Altice v. Hernandez, 668 S.W.3d 399 (Tex. App.—Houston [1st Dist.] 2022, no pet. h.).

Wills

Formalities

The trial court admitted Testatrix’s will to probate which named her granddaughter as executor and sole beneficiary. Thereafter, one of Testatrix’s children claimed the will was invalid as not meeting Texas requirements, containing a forged signature of the Testatrix, or procured by undue influence. These claims were unsuccessful and the contesting child appealed.

 

The appellate court affirmed after examining the circumstances surrounding the will. The witnesses to the will were one of Testatrix’s children (father of the sole beneficiary) and the sole beneficiary’s future (after Testatrix’s death) husband. The notary testified that he notarized the self-proving affidavit’s signatures of Testatrix and one of the witnesses (Testatrix’s son), but not the second witness (future son-in-law). The witnesses testified that they signed the will in the Testatrix’s presence but not at the same time. A handwriting expert concluded that Testatrix’s signature was genuine. The opinion contains extensive additional details the execution of the will and the self-proving affidavit with somewhat conflicting testimony which shows that a normal (proper) will execution ceremony did not take place.

 

The court rejected three claims that the will was invalid based on formalities. First, the contestant claimed that a valid will requires the testator to initial each page, especially if the will itself, as this one did, indicate an intent that the testator was to initial each page. Second, the court rejected the contestant’s claim that Texas law requires the testator to sign in the witnesses’ presence. The court explained that Texas law requires the opposite, that is, that the witnesses attest in the testator’s presence and that there is no requirement that both witnesses attest at the same time. Again, it did not matter that the will itself stated that the testator signed it in the presence of both witnesses. Third, although the court did agree that the requirements for a valid self-proving affidavit were not satisfied, the court explained that the self-proving affidavit only deals with the manner of proving the will, not its validity.

 

Moral:  A formal will execution ceremony should be conducted to avoid the issues raised in this case.

 

Undue Influence

Both the trial and appellate courts agreed that the testatrix’s will was not the product of undue influence. The opinion is notable for its comprehensive listing of the elements of undue influence which, citations omitted, is set forth below:

 

We may consider ten non-exhaustive factors when determining whether undue influence exists. The first five factors concern whether the proponent exerted any influence over the testator, considering:

(1) the nature and type of relationship between the testator, contestant, and proponent;

(2) the opportunities existing for the exertion of the type of influence or deception possessed or employed;

(3) the circumstances surrounding the drafting and execution of the will;

(4) the existence of a fraudulent motive;

(5) whether there has been habitual subjection of the testator to the control of another.

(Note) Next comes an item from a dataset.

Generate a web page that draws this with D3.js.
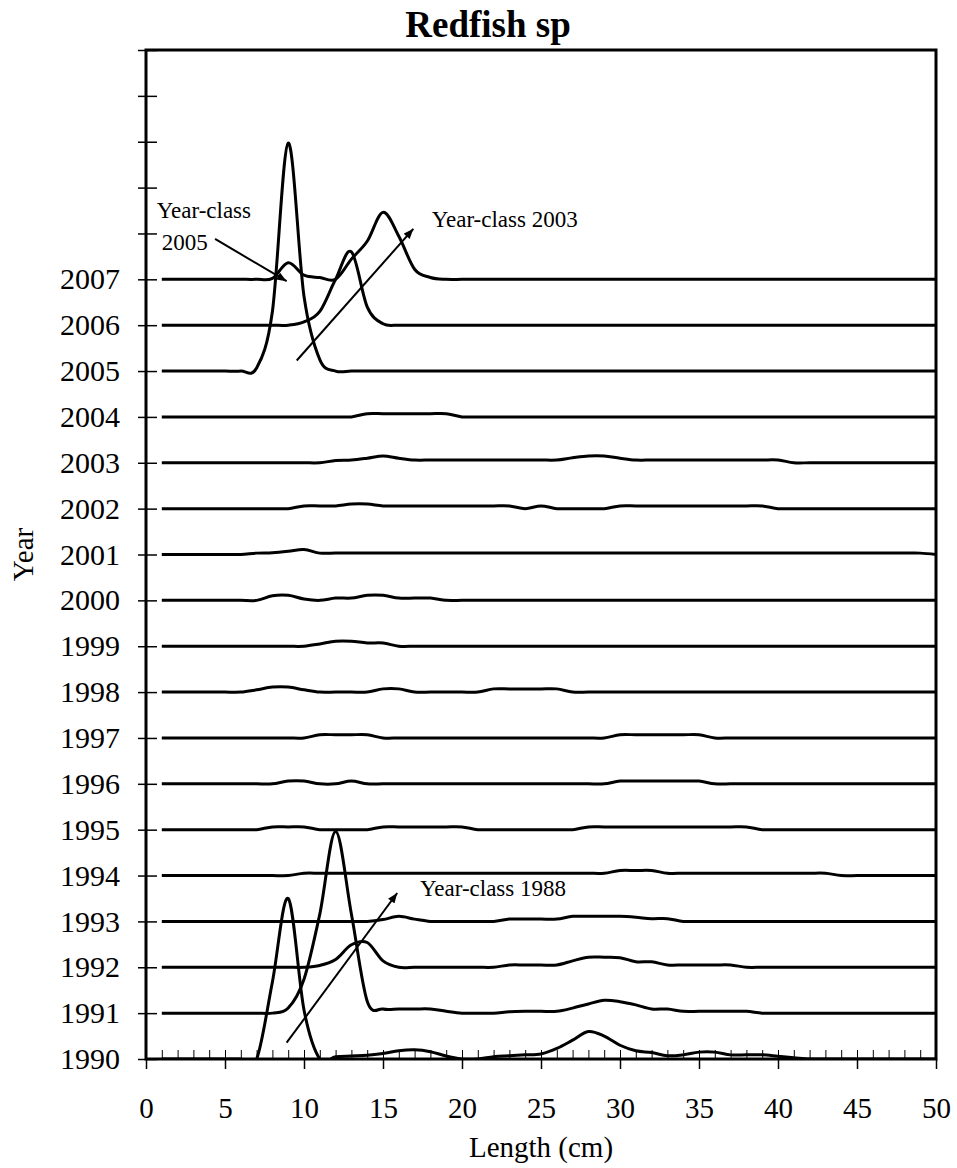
<!DOCTYPE html>
<html><head><meta charset="utf-8">
<script src="https://cdn.jsdelivr.net/npm/d3@7"></script>
<style>
body{margin:0;background:#fff;}
svg{display:block;}
text{font-family:"Liberation Serif","Times New Roman",serif;fill:#000;}
</style>
</head><body>
<svg id="chart" width="957" height="1168"></svg>
<script>
// ---------- data ----------
const lengths = [1,2,3,4,5,6,7,8,9,10,11,12,13,14,15,16,17,18,19,20,21,22,23,24,25,26,27,28,29,30,31,32,33,34,35,36,37,38,39,40,41,42,43,44,45,46,47,48,49,50];
const years = [1990,1991,1992,1993,1994,1995,1996,1997,1998,1999,2000,2001,2002,2003,2004,2005,2006,2007];
const xTickLabels = [0,5,10,15,20,25,30,35,40,45,50];

const freq1990 = [0,0,0,0,0,0,0,16.8,35,10.7, 0,0.5,0.65,0.8,1.2,1.8,2.0,1.6,0.65,0, 0,0.5,0.7,0.9,1.1,2.3,4.1,6.0,5.0,3.0, 1.8,1.4,0.7,0.9,1.5,1.5,0.9,0.9,0.9,0.6, 0.3,0,0,0,0,0,0,0,0,0];
const freq1991 = [0,0,0,0,0,0,0,0,1.1,7.4, 21.6,39.6,21.6,2.6,0.9,0.9,0.9,0.9,0.4,0, 0,0,0.3,0.4,0.4,0.4,1.1,2.0,2.8,2.5, 1.8,0.9,0.9,0.4,0.4,0.4,0.4,0.4,0,0, 0,0,0,0,0,0,0,0,0,0];
const freq1992 = [0,0,0,0,0,0,0,0,0,0, 0.4,1.7,4.9,5.4,1.4,0,0,0,0,0, 0,0,0.5,0.5,0.5,0.5,1.4,2.2,2.2,2.1, 1.2,1.2,0.5,0.5,0.5,0.5,0.5,0,0,0, 0,0,0,0,0,0,0,0,0,0];
const freq1993 = [0,0,0,0,0,0,0,0,0,0, 0,0,0,0,0.4,1.1,0.5,0,0,0, 0,0,0.5,0.5,0.5,0.5,1.1,1.1,1.1,1.1, 0.9,0.6,0.6,0,0,0,0,0,0,0, 0,0,0,0,0,0,0,0,0,0];
const freq1994 = [0,0,0,0,0,0,0,0,0,0.5, 0.5,0.5,0.5,0.5,0.5,0.5,0.5,0.5,0.5,0.5, 0.5,0.5,0.5,0.5,0.5,0.5,0.5,0.5,0.5,1.1, 1.1,1.1,0.5,0.5,0.5,0.5,0.5,0.5,0.5,0.5, 0.5,0.5,0.5,0,0,0,0,0,0,0];
const freq1995 = [0,0,0,0,0,0,0,0.6,0.6,0.6, 0,0,0,0,0.6,0.6,0.6,0.6,0.6,0.6, 0,0,0,0,0,0,0,0.6,0.6,0.6, 0.6,0.6,0.6,0.6,0.6,0.6,0.6,0.6,0,0, 0,0,0,0,0,0,0,0,0,0];
const freq1996 = [0,0,0,0,0,0,0,0,0.6,0.6, 0,0,0.6,0,0,0,0,0,0,0, 0,0,0,0,0,0,0,0,0,0.6, 0.6,0.6,0.6,0.6,0.6,0,0,0,0,0, 0,0,0,0,0,0,0,0,0,0];
const freq1997 = [0,0,0,0,0,0,0,0,0,0, 0.7,0.7,0.7,0.7,0,0,0,0,0,0, 0,0,0,0,0,0,0,0,0,0.7, 0.7,0.7,0.7,0.7,0.7,0,0,0,0,0, 0,0,0,0,0,0,0,0,0,0];
const freq1998 = [0,0,0,0,0,0,0.5,1.1,1.1,0.5, 0,0,0,0,0.7,0.7,0,0,0,0, 0,0.7,0.7,0.7,0.7,0.7,0,0,0,0, 0,0,0,0,0,0,0,0,0,0, 0,0,0,0,0,0,0,0,0,0];
const freq1999 = [0,0,0,0,0,0,0,0,0,0, 0.5,1.1,1.1,0.7,0.7,0,0,0,0,0, 0,0,0,0,0,0,0,0,0,0, 0,0,0,0,0,0,0,0,0,0, 0,0,0,0,0,0,0,0,0,0];
const freq2000 = [0,0,0,0,0,0,0,1.0,1.1,0.3, 0,0.5,0.5,1.1,1.1,0.5,0.5,0.5,0,0, 0,0,0,0,0,0,0,0,0,0, 0,0,0,0,0,0,0,0,0,0, 0,0,0,0,0,0,0,0,0,0];
const freq2001 = [0,0,0,0,0,0,0.3,0.4,0.7,1.1, 0.3,0.3,0.3,0.3,0.3,0.3,0.3,0.3,0.3,0.3, 0.3,0.3,0.3,0.3,0.3,0.3,0.3,0.3,0.3,0.3, 0.3,0.3,0.3,0.3,0.3,0.3,0.3,0.3,0.3,0.3, 0.3,0.3,0.3,0.3,0.3,0.3,0.3,0.3,0.3,0];
const freq2002 = [0,0,0,0,0,0,0,0,0,0.6, 0.6,0.6,1.0,1.0,0.6,0.6,0.6,0.6,0.6,0.6, 0.6,0.6,0.6,0,0.6,0,0,0,0,0.6, 0.6,0.6,0.6,0.6,0.6,0.6,0.6,0.6,0.6,0, 0,0,0,0,0,0,0,0,0,0];
const freq2003 = [0,0,0,0,0,0,0,0,0,0, 0,0.5,0.6,1.0,1.5,1.0,0.6,0.6,0.6,0.6, 0.6,0.6,0.6,0.6,0.6,0.6,1.1,1.5,1.5,1.0, 0.6,0.6,0.6,0.6,0.6,0.6,0.6,0.6,0.6,0.6, 0,0,0,0,0,0,0,0,0,0];
const freq2004 = [0,0,0,0,0,0,0,0,0,0, 0,0,0,0.7,0.7,0.7,0.7,0.7,0.7,0, 0,0,0,0,0,0,0,0,0,0, 0,0,0,0,0,0,0,0,0,0, 0,0,0,0,0,0,0,0,0,0];
const freq2005 = [0,0,0,0,0,0,0.65,13,49.7,16.3, 2.5,0,0,0,0,0,0,0,0,0, 0,0,0,0,0,0,0,0,0,0, 0,0,0,0,0,0,0,0,0,0, 0,0,0,0,0,0,0,0,0,0];
const freq2006 = [0,0,0,0,0,0,0,0,0,0.7, 3,10,16,4,0.3,0,0,0,0,0, 0,0,0,0,0,0,0,0,0,0, 0,0,0,0,0,0,0,0,0,0, 0,0,0,0,0,0,0,0,0,0];
const freq2007 = [0,0,0,0,0,0,0,0.2,3.6,0.9, 0.4,0,4.4,8.3,14.6,9.4,2.2,0.4,0,0, 0,0,0,0,0,0,0,0,0,0, 0,0,0,0,0,0,0,0,0,0, 0,0,0,0,0,0,0,0,0,0];

const allFreq = [freq1990,freq1991,freq1992,freq1993,freq1994,freq1995,freq1996,freq1997,freq1998,freq1999,freq2000,freq2001,freq2002,freq2003,freq2004,freq2005,freq2006,freq2007];

// annotations (data coordinates: length cm, stacked units)
const annotTexts = [
  {text:"Year-class", x:0.68, y:183.4},
  {text:"2005", x:0.99, y:176.5},
  {text:"Year-class 2003", x:18.08, y:181.5},
  {text:"Year-class 1988", x:17.34, y:35.5}
];
const annotArrows = [
  {x1:4.37, y1:178.8, x2:8.9, y2:169.6},
  {x1:9.54, y1:152.3, x2:16.92, y2:181.0},
  {x1:8.9, y1:3.55, x2:15.9, y2:36.2}
];

// ---------- layout ----------
const STEP = 10;           // vertical offset between successive years
const NSTEPS = 22;         // axis spans 22 steps (1990 .. 2012)
const svg = d3.select("#chart");
const x = d3.scaleLinear().domain([0,50]).range([146,936]);
const y = d3.scaleLinear().domain([0,NSTEPS*STEP]).range([1059,50]);

svg.append("defs").append("clipPath").attr("id","plotclip")
  .append("rect").attr("x",x(0)).attr("y",y(NSTEPS*STEP)).attr("width",x(50)-x(0)).attr("height",y(0)-y(NSTEPS*STEP));

svg.select("defs").append("marker").attr("id","arrowhead")
  .attr("viewBox","0 0 10 8").attr("refX",10).attr("refY",4)
  .attr("markerWidth",11).attr("markerHeight",8).attr("markerUnits","userSpaceOnUse")
  .attr("orient","auto")
  .append("path").attr("d","M0,0 L10,4 L0,8 Z").attr("fill","#000");

// series
const line = d3.line()
  .x(d => x(d.len))
  .y(d => y(d.off + d.v))
  .curve(d3.curveCardinal.tension(0));

const seriesG = svg.append("g").attr("clip-path","url(#plotclip)");
years.forEach((yr,i) => {
  const off = i*STEP;
  const pts = lengths.map((L,j) => ({len:L, v:allFreq[i][j], off:off}));
  seriesG.append("path").datum(pts)
    .attr("d",line).attr("fill","none").attr("stroke","#000")
    .attr("stroke-width",3).attr("stroke-linejoin","round");
});

// y axis
const yTickVals = d3.range(0, NSTEPS+1).map(k => k*STEP);
const yAxis = d3.axisLeft(y).tickValues(yTickVals)
  .tickFormat(v => { const k = Math.round(v/STEP); return k < years.length ? years[k] : ""; })
  .tickSize(8);
const gy = svg.append("g").attr("transform",`translate(${x(0)},0)`).call(yAxis);
gy.select(".domain").remove();
gy.selectAll(".tick line").attr("x1",-8).attr("x2",11).attr("stroke","#000").attr("stroke-width",1.5);
gy.selectAll(".tick text").attr("x",-26).attr("font-size",30).attr("font-family","Liberation Serif").attr("fill","#000");

// x axis: minor inward ticks every cm
const xMinor = d3.axisBottom(x).tickValues(lengths.concat([0])).tickSize(-9).tickFormat("");
const gxm = svg.append("g").attr("transform",`translate(0,${y(0)})`).call(xMinor);
gxm.select(".domain").remove();
gxm.selectAll(".tick line").attr("stroke","#000").attr("stroke-width",1);

// x axis: major outward ticks with labels
const xMajor = d3.axisBottom(x).tickValues(xTickLabels).tickSize(10).tickFormat(d3.format("d"));
const gx = svg.append("g").attr("transform",`translate(0,${y(0)})`).call(xMajor);
gx.select(".domain").remove();
gx.selectAll(".tick line").attr("stroke","#000").attr("stroke-width",1.5);
gx.selectAll(".tick text").attr("y",59).attr("dy",null).attr("font-size",29).attr("font-family","Liberation Serif").attr("fill","#000");

// frame
svg.append("rect").attr("x",x(0)).attr("y",y(NSTEPS*STEP))
  .attr("width",x(50)-x(0)).attr("height",y(0)-y(NSTEPS*STEP))
  .attr("fill","none").attr("stroke","#000").attr("stroke-width",3);

// titles
svg.append("text").attr("x",488).attr("y",37).attr("text-anchor","middle")
  .attr("font-size",37).attr("font-weight","bold").text("Redfish sp");
svg.append("text").attr("x",541).attr("y",1157).attr("text-anchor","middle")
  .attr("font-size",29).text("Length (cm)");
svg.append("text").attr("transform",`translate(33,${(y(0)+y(NSTEPS*STEP))/2}) rotate(-90)`)
  .attr("text-anchor","middle").attr("font-size",29).text("Year");

// annotations
annotArrows.forEach(a => {
  svg.append("line").attr("x1",x(a.x1)).attr("y1",y(a.y1)).attr("x2",x(a.x2)).attr("y2",y(a.y2))
    .attr("stroke","#000").attr("stroke-width",2).attr("marker-end","url(#arrowhead)");
});
annotTexts.forEach(t => {
  svg.append("text").attr("x",x(t.x)).attr("y",y(t.y)).attr("font-size",23).text(t.text);
});
</script>
</body></html>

The next four factors are used to determine whether the testator's will was subverted or overpowered by any influence exerted by the proponent, considering:

(6) the state of the testator's mind at the time he executed the will;

(7) the testator's mental or physical incapacity to resist such influence or the susceptibility of the testator's mind to the type and extent of influence exerted;

(8) the words and acts of the testator;

(9) the testator's weakness of mind and body, whether a result of age, disease, or otherwise.

Finally, the tenth factor is relevant to determining whether the will would have been executed in the absence of the influence exerted by the proponent, considering:

(10) whether the will executed is unnatural in its disposition of the testator's property.

 

After reviewing the evidence, the court concluded that the jury’s finding that undue influence did not exist (the first five factors) was not against the great weight and preponderance of the evidence.

 

Moral: A will contestant alleging undue influence needs to have actual proof that such influence was actually exerted and not just mere opportunity or a reason that exerting influence would be beneficial to a will beneficiary.